-- START Supplied information --
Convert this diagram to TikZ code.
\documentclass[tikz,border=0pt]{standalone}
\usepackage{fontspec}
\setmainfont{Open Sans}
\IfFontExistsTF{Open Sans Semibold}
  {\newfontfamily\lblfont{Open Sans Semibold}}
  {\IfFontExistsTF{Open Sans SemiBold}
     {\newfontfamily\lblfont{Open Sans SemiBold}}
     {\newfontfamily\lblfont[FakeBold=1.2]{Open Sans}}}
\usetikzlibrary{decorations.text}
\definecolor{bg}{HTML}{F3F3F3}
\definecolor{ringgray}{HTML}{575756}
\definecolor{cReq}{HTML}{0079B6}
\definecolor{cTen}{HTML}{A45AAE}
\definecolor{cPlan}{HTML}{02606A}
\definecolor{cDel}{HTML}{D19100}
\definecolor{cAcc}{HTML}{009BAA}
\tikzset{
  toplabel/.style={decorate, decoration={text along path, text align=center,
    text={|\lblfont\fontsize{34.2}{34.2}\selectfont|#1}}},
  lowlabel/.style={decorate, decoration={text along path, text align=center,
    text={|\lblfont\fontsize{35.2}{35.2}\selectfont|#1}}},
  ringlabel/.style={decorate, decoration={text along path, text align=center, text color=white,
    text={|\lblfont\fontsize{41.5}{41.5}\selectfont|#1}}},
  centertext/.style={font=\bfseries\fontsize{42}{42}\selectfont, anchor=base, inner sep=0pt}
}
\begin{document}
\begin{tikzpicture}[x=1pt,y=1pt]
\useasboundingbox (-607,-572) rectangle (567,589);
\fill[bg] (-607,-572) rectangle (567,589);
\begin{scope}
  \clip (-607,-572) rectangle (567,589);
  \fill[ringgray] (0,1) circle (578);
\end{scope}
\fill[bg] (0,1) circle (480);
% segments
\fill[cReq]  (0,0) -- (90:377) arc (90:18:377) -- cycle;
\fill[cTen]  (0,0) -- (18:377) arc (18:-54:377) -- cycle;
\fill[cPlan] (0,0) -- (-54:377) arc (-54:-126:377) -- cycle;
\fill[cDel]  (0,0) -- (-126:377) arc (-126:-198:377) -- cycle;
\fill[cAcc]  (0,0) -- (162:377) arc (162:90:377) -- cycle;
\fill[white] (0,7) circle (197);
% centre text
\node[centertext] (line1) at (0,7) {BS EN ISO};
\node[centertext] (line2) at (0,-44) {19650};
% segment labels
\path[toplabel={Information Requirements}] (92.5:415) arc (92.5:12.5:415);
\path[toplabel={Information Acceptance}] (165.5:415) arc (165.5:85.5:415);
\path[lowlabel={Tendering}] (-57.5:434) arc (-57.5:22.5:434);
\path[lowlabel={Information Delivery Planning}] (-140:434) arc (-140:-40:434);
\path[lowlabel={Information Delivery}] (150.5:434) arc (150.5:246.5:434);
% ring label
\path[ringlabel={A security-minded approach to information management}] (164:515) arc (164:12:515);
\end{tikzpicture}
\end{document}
-- END Supplied information --
Work to be completed ▸ Repeat the listing above without any change.

The result ▸
Convert this diagram to TikZ code.
\documentclass[tikz,border=0pt]{standalone}
\usepackage{fontspec}
\setmainfont{Open Sans}
\IfFontExistsTF{Open Sans Semibold}
  {\newfontfamily\lblfont{Open Sans Semibold}}
  {\IfFontExistsTF{Open Sans SemiBold}
     {\newfontfamily\lblfont{Open Sans SemiBold}}
     {\newfontfamily\lblfont[FakeBold=1.2]{Open Sans}}}
\usetikzlibrary{decorations.text}
\definecolor{bg}{HTML}{F3F3F3}
\definecolor{ringgray}{HTML}{575756}
\definecolor{cReq}{HTML}{0079B6}
\definecolor{cTen}{HTML}{A45AAE}
\definecolor{cPlan}{HTML}{02606A}
\definecolor{cDel}{HTML}{D19100}
\definecolor{cAcc}{HTML}{009BAA}
\tikzset{
  toplabel/.style={decorate, decoration={text along path, text align=center,
    text={|\lblfont\fontsize{34.2}{34.2}\selectfont|#1}}},
  lowlabel/.style={decorate, decoration={text along path, text align=center,
    text={|\lblfont\fontsize{35.2}{35.2}\selectfont|#1}}},
  ringlabel/.style={decorate, decoration={text along path, text align=center, text color=white,
    text={|\lblfont\fontsize{41.5}{41.5}\selectfont|#1}}},
  centertext/.style={font=\bfseries\fontsize{42}{42}\selectfont, anchor=base, inner sep=0pt}
}
\begin{document}
\begin{tikzpicture}[x=1pt,y=1pt]
\useasboundingbox (-607,-572) rectangle (567,589);
\fill[bg] (-607,-572) rectangle (567,589);
\begin{scope}
  \clip (-607,-572) rectangle (567,589);
  \fill[ringgray] (0,1) circle (578);
\end{scope}
\fill[bg] (0,1) circle (480);
% segments
\fill[cReq]  (0,0) -- (90:377) arc (90:18:377) -- cycle;
\fill[cTen]  (0,0) -- (18:377) arc (18:-54:377) -- cycle;
\fill[cPlan] (0,0) -- (-54:377) arc (-54:-126:377) -- cycle;
\fill[cDel]  (0,0) -- (-126:377) arc (-126:-198:377) -- cycle;
\fill[cAcc]  (0,0) -- (162:377) arc (162:90:377) -- cycle;
\fill[white] (0,7) circle (197);
% centre text
\node[centertext] (line1) at (0,7) {BS EN ISO};
\node[centertext] (line2) at (0,-44) {19650};
% segment labels
\path[toplabel={Information Requirements}] (92.5:415) arc (92.5:12.5:415);
\path[toplabel={Information Acceptance}] (165.5:415) arc (165.5:85.5:415);
\path[lowlabel={Tendering}] (-57.5:434) arc (-57.5:22.5:434);
\path[lowlabel={Information Delivery Planning}] (-140:434) arc (-140:-40:434);
\path[lowlabel={Information Delivery}] (150.5:434) arc (150.5:246.5:434);
% ring label
\path[ringlabel={A security-minded approach to information management}] (164:515) arc (164:12:515);
\end{tikzpicture}
\end{document}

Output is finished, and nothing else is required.